## Source excerpt:
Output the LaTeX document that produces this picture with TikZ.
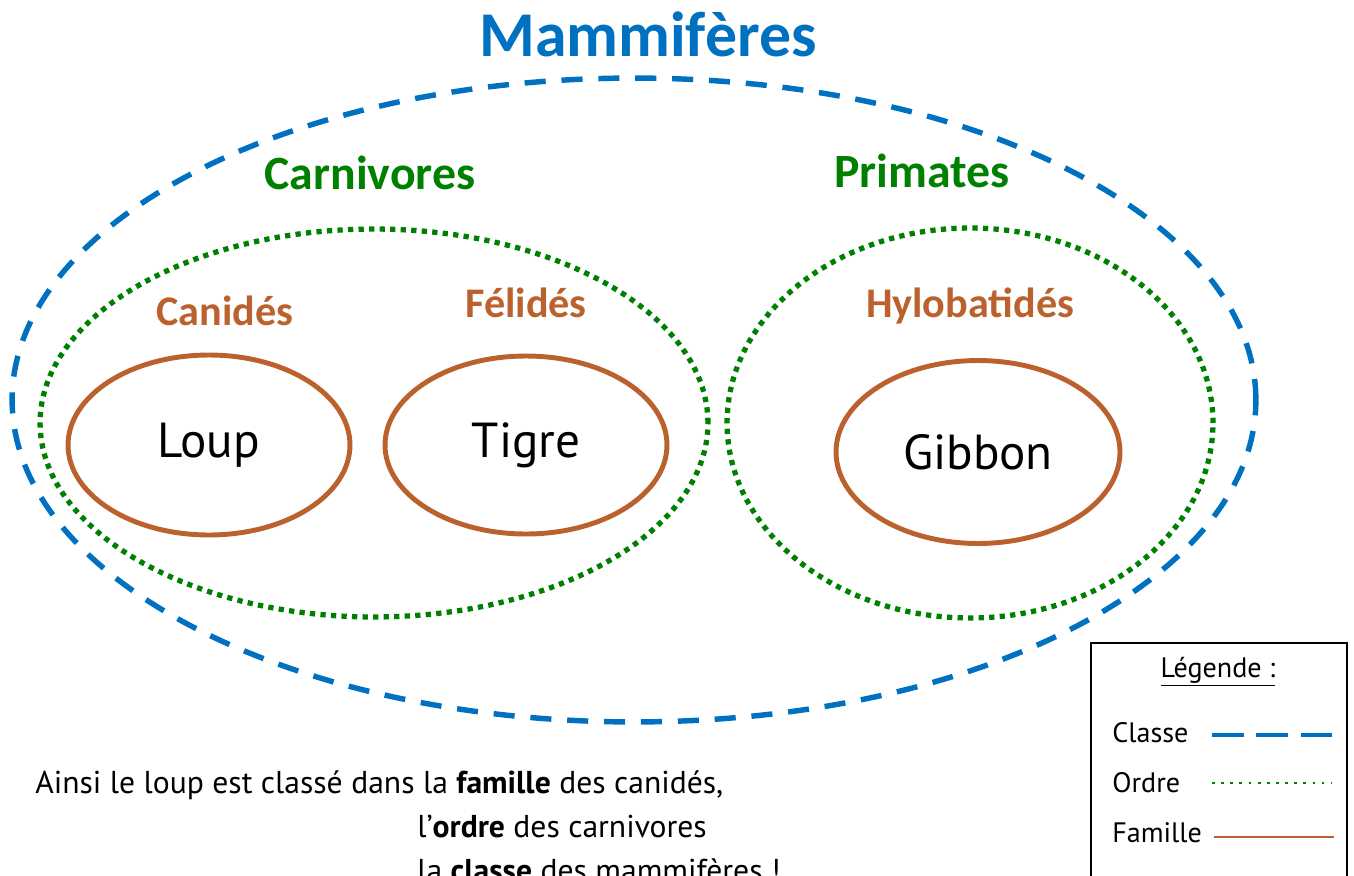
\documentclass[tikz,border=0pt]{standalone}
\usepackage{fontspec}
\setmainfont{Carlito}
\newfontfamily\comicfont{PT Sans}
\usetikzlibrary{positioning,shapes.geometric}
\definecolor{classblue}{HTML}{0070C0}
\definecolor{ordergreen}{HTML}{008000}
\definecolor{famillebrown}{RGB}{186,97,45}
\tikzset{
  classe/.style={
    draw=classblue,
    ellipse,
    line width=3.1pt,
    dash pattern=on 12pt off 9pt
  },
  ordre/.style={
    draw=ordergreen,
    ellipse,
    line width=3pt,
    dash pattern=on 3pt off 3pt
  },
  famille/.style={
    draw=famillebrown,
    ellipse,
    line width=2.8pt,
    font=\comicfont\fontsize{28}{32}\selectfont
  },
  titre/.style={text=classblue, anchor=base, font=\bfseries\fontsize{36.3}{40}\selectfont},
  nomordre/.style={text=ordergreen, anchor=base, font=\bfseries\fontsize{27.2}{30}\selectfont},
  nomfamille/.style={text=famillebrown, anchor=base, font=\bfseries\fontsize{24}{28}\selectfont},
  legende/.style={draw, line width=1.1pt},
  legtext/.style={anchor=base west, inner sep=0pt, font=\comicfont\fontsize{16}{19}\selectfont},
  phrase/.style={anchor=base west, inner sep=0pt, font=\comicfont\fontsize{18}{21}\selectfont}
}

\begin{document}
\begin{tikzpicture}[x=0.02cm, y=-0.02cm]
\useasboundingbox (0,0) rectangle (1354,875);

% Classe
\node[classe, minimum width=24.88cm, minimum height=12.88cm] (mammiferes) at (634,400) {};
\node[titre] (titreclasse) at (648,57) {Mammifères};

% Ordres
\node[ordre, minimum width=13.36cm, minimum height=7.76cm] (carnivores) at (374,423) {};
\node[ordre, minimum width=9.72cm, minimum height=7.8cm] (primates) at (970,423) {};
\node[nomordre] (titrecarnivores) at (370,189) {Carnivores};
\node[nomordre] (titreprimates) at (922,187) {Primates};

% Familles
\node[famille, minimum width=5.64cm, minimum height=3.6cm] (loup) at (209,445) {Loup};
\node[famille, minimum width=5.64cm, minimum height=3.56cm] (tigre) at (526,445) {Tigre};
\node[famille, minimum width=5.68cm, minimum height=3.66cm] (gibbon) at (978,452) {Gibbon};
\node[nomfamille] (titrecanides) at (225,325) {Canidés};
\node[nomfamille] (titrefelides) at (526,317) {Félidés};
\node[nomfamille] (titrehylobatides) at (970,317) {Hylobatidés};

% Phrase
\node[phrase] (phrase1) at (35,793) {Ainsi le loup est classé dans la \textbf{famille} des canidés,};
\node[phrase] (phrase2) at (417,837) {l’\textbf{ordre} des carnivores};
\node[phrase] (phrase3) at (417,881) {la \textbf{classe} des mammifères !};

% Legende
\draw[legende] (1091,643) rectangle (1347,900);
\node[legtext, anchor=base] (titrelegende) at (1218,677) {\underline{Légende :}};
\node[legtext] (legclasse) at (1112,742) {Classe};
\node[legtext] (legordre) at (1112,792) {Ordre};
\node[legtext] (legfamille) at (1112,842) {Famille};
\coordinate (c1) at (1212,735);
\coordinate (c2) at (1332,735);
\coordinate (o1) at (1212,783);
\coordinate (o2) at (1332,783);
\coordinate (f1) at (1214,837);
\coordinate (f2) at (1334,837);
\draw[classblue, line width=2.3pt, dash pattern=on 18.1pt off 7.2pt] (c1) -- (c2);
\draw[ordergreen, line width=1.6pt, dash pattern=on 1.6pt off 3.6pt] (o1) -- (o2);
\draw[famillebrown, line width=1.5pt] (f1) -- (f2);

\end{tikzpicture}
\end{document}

## Problem:
From the first line above down to the line with "(titreclasse) at (648,57)", reproduce every line and no others, omitting pictures.

## Reply:
Output the LaTeX document that produces this picture with TikZ.
\documentclass[tikz,border=0pt]{standalone}
\usepackage{fontspec}
\setmainfont{Carlito}
\newfontfamily\comicfont{PT Sans}
\usetikzlibrary{positioning,shapes.geometric}
\definecolor{classblue}{HTML}{0070C0}
\definecolor{ordergreen}{HTML}{008000}
\definecolor{famillebrown}{RGB}{186,97,45}
\tikzset{
  classe/.style={
    draw=classblue,
    ellipse,
    line width=3.1pt,
    dash pattern=on 12pt off 9pt
  },
  ordre/.style={
    draw=ordergreen,
    ellipse,
    line width=3pt,
    dash pattern=on 3pt off 3pt
  },
  famille/.style={
    draw=famillebrown,
    ellipse,
    line width=2.8pt,
    font=\comicfont\fontsize{28}{32}\selectfont
  },
  titre/.style={text=classblue, anchor=base, font=\bfseries\fontsize{36.3}{40}\selectfont},
  nomordre/.style={text=ordergreen, anchor=base, font=\bfseries\fontsize{27.2}{30}\selectfont},
  nomfamille/.style={text=famillebrown, anchor=base, font=\bfseries\fontsize{24}{28}\selectfont},
  legende/.style={draw, line width=1.1pt},
  legtext/.style={anchor=base west, inner sep=0pt, font=\comicfont\fontsize{16}{19}\selectfont},
  phrase/.style={anchor=base west, inner sep=0pt, font=\comicfont\fontsize{18}{21}\selectfont}
}

\begin{document}
\begin{tikzpicture}[x=0.02cm, y=-0.02cm]
\useasboundingbox (0,0) rectangle (1354,875);

% Classe
\node[classe, minimum width=24.88cm, minimum height=12.88cm] (mammiferes) at (634,400) {};
\node[titre] (titreclasse) at (648,57) {Mammifères};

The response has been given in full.